[INFORMATION GIVEN]

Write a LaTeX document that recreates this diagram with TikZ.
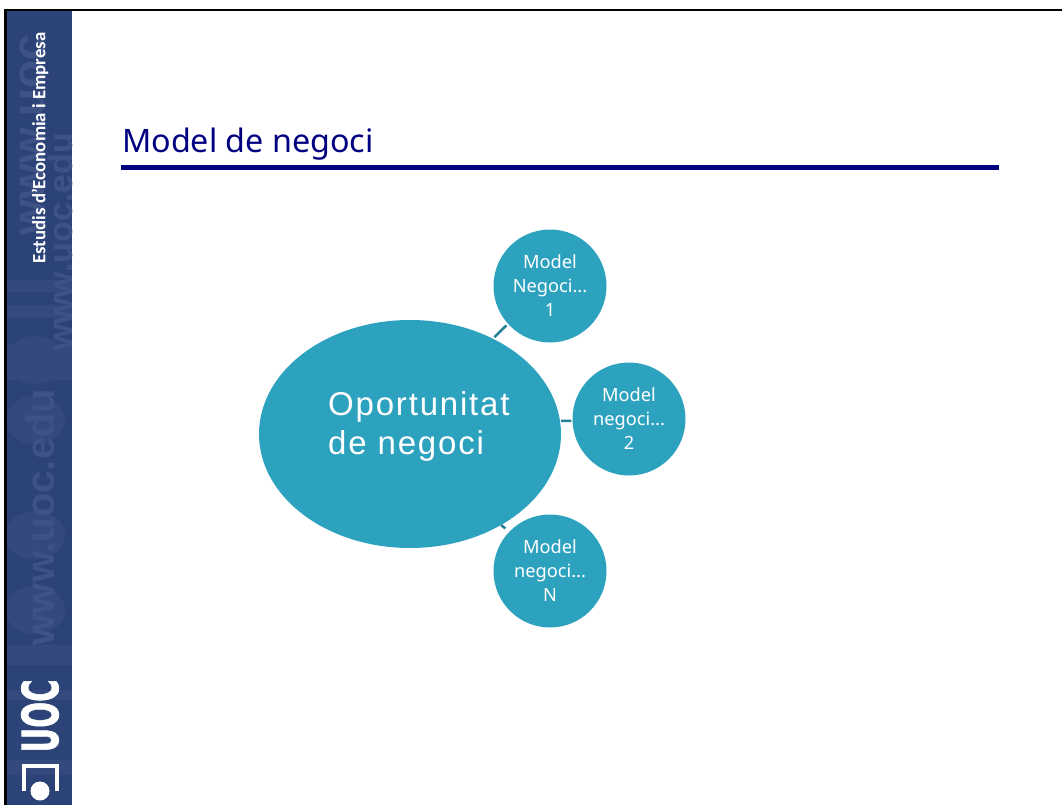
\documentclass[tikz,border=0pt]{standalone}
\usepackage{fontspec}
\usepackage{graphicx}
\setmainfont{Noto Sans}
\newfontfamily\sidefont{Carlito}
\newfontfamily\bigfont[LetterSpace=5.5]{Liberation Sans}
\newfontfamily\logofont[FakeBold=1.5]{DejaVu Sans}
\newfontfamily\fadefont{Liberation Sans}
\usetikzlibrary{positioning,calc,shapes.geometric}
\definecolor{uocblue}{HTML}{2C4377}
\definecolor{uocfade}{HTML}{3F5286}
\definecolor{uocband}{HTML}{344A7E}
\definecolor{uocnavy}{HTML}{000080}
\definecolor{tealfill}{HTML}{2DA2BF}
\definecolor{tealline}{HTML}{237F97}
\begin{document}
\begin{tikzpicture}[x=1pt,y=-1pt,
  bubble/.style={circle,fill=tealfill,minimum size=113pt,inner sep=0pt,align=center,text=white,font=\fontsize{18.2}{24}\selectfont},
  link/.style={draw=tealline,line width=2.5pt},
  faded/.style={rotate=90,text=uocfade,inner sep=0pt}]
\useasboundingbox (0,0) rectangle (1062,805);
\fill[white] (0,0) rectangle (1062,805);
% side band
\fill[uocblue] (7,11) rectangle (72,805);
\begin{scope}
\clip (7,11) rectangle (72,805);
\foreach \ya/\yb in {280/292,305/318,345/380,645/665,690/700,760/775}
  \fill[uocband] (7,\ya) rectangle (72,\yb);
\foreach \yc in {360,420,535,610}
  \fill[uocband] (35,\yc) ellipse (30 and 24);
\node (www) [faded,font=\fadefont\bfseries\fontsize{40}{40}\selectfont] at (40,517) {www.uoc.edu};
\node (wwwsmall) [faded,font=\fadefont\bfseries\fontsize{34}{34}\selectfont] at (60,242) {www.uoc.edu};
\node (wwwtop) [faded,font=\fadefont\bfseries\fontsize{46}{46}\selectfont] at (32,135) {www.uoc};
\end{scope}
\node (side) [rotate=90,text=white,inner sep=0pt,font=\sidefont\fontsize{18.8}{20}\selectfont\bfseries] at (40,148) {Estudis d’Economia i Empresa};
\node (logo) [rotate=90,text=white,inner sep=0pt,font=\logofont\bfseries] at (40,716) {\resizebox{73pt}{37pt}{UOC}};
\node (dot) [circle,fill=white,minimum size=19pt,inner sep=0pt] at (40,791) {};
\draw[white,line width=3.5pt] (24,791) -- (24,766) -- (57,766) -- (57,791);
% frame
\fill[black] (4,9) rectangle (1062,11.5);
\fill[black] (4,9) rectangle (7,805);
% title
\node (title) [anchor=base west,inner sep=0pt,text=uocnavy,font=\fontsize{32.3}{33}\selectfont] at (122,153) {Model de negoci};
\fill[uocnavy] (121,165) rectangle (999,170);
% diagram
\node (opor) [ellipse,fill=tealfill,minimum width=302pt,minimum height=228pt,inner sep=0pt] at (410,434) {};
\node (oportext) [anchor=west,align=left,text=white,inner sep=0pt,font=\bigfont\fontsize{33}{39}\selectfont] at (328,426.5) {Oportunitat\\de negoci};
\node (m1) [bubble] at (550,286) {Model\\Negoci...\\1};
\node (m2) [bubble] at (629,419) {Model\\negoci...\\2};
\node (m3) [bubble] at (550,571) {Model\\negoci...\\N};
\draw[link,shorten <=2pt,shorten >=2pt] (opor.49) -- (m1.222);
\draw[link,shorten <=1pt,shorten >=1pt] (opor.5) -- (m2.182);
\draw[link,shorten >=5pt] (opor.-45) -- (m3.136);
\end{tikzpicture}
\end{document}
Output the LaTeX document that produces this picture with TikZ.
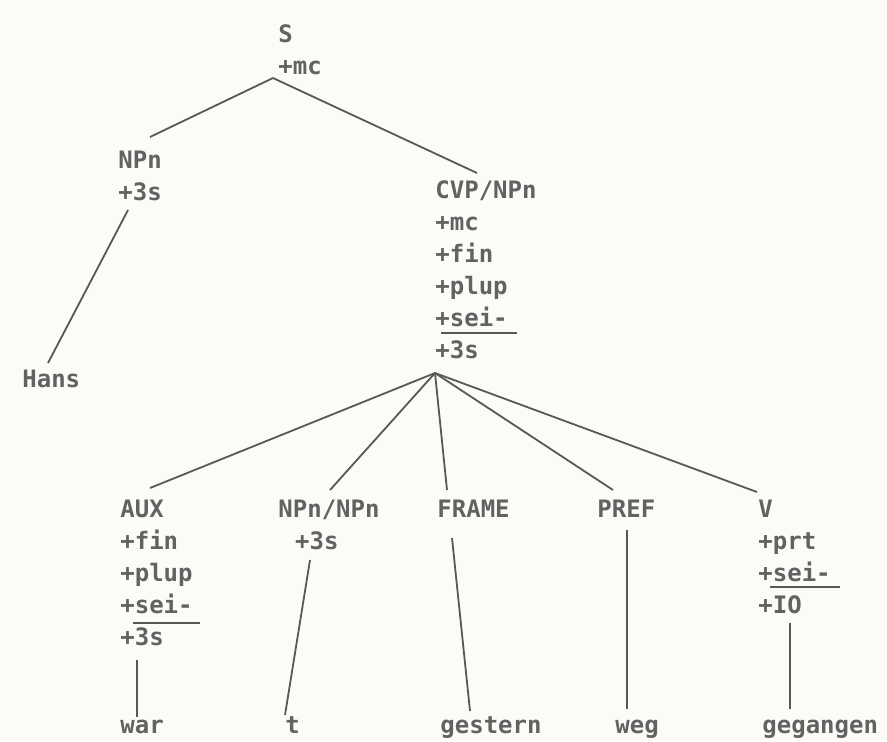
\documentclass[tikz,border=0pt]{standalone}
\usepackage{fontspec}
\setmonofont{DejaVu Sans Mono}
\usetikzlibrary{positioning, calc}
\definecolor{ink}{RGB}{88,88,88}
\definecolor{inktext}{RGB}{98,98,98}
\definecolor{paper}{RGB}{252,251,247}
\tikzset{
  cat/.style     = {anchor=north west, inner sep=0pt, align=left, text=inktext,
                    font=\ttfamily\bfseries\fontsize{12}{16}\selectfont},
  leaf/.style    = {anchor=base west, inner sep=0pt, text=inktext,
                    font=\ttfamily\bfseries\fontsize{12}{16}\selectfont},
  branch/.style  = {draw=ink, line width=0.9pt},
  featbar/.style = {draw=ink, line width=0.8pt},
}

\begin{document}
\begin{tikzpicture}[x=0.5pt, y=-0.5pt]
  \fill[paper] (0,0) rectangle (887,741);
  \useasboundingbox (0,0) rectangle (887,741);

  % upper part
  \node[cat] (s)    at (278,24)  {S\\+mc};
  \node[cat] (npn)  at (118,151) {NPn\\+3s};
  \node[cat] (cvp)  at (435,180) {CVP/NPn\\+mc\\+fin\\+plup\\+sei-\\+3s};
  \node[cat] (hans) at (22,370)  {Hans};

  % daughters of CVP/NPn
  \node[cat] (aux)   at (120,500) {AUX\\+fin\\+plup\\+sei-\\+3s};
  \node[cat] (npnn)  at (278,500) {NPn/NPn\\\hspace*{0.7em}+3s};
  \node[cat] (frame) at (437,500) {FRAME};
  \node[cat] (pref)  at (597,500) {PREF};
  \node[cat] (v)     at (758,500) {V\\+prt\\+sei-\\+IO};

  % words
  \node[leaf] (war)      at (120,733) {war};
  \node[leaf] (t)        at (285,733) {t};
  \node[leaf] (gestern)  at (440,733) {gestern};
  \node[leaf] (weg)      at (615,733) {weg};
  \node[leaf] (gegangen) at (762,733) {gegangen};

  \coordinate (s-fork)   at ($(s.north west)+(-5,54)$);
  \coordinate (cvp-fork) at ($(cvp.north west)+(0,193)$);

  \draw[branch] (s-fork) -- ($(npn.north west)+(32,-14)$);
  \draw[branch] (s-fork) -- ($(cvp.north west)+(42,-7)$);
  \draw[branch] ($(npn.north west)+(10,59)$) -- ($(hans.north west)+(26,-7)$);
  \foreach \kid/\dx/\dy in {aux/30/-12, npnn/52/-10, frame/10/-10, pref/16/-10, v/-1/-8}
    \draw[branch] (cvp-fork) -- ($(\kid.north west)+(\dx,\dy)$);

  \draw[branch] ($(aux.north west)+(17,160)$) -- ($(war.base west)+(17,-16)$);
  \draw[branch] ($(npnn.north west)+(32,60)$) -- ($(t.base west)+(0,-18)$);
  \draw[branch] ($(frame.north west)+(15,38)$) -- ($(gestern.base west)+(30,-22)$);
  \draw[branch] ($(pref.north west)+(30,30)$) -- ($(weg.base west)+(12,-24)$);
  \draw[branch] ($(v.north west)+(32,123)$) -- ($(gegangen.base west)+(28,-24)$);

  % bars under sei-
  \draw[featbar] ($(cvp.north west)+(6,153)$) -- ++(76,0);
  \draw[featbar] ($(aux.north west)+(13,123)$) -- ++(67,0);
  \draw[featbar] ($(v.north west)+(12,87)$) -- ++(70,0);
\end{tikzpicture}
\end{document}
==
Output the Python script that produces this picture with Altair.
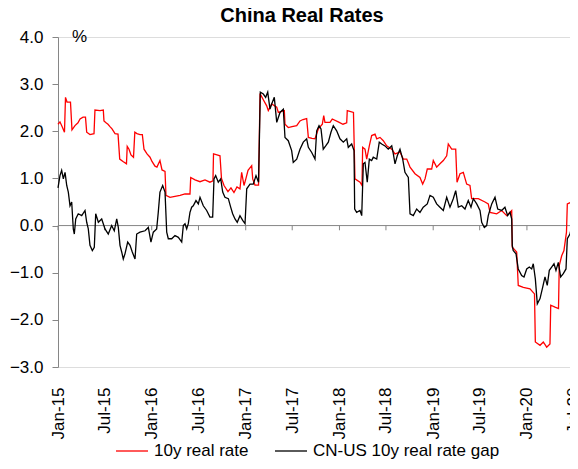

[DIRECTIONS] In the records above, locate each line with the word "diagram". Copy all such lines.

[RESULT OF THE TASK]
Write a LaTeX document that recreates this diagram with TikZ.
% diagram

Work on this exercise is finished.